You must be able to see yourself marrying him (Proverbs 4:23). The Bible commands us to guard our hearts. If you cannot see yourself marrying the person that you are dating, then why risk hurt or giving your heart away to someone you know you can’t see as your husband?
You must be able to trust him as the leader of your future household (Ephesians 5:22-33). Marriage is a beautiful picture of the Gospel and the relationship that Christ has with His Church. After you are married, God will place your husband in the role as the leader of your house. If you cannot picture the guy you are with leading your household in a Christ-honoring way, or if you cannot trust him to do this, then you need to search for the guy who can do this.

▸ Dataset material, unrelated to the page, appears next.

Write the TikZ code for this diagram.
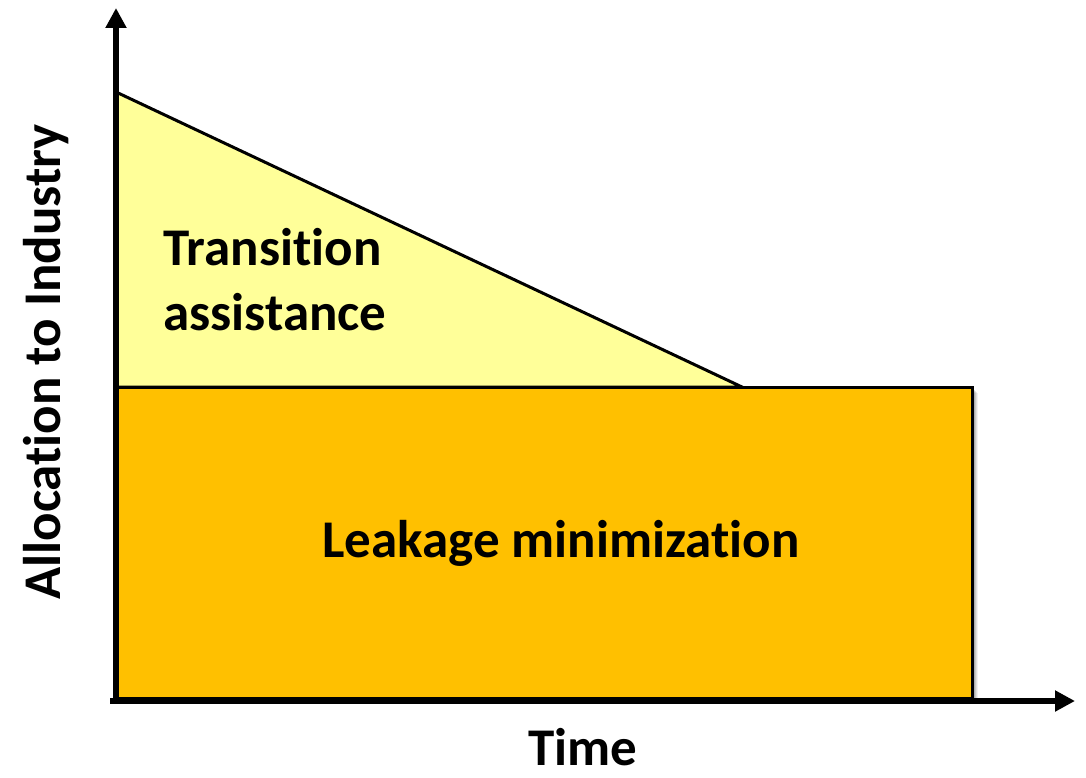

He must keep himself pure (1 Corinthians 6:18-20; Matthew 5:27-30). There are several aspects to purity, with the obvious one being physical purity. Girls, I cannot tell you how important it is that a guy desires to stay sexually pure until marriage, and that he wants you to stay sexually pure as well. He must have the desire to save that part of your relationship for after you say, “I do.” Jesus designed this in this way because He knows best, and He knows the best way His gift should be used. Another aspect of purity that is huge for guys is visually purity. It is so important that he keeps his eyes pure. If you are interested in a guy who does not try his very best to keep himself from the temptation of lust and looking at a woman in only the way he should look at his wife, then this is not the guy for you.
He must be a servant of Christ (Matthew 20:28). Jesus came to serve; in fact, He did the ultimate act of service by dying for our sins. If we are to live like Jesus, then we are called to serve as well. The person who you are interested in dating must be a servant of Christ. That means that he serves the people of Christ, along with those who do not know Christ in order to bring them to Christ. Serving is a huge part of marriage because you should serve each other daily as husband and wife. Also, one of the most beautiful blessings of marriage is getting to serve alongside one another. Student ministry can be crazy, but it is also absolutely wonderful to get to serve those students alongside Jack. If the person you date and ultimately wind up marrying does not have a heart to serve, then you will miss out on what the Lord has for you in a marriage.
There are probably so many standards that I am missing. For example, is his life marked by the Fruits of the Spirit (Galatians 5:22-23)? Basically, if his life does not line up with God’s Word, then end the thought/pursuit of that dating relationship.
Let’s flip the coin, though. Before you even begin to think about dating any guy, whether he meets these standards or not, you need to make sure that you meet these standards first. Are you a follower of Christ? Are you pure? Are you a servant of Christ? Overall, does your life line up with the Word of God? Sure, none of us are perfect, but I strongly encourage you to spend time finding out who you are in Christ before you pursue a dating relationship. I remember the Lord making me get to a place where I was happy being single before he allowed me to meet Jack and date him. I had to first realize that Jesus was all I needed, and that he was more than enough. Jack was just an added blessing that Jesus chose to give me.
Dating is not a game. It is not something that you do “just for fun”. Your sweet, fragile heart is involved. Be fully in love with Jesus, know that He is enough, and know who you are in Him before you begin pursuing a dating relationship. Make a list of your standards and stick to them! Jesus has only the best in mind for you!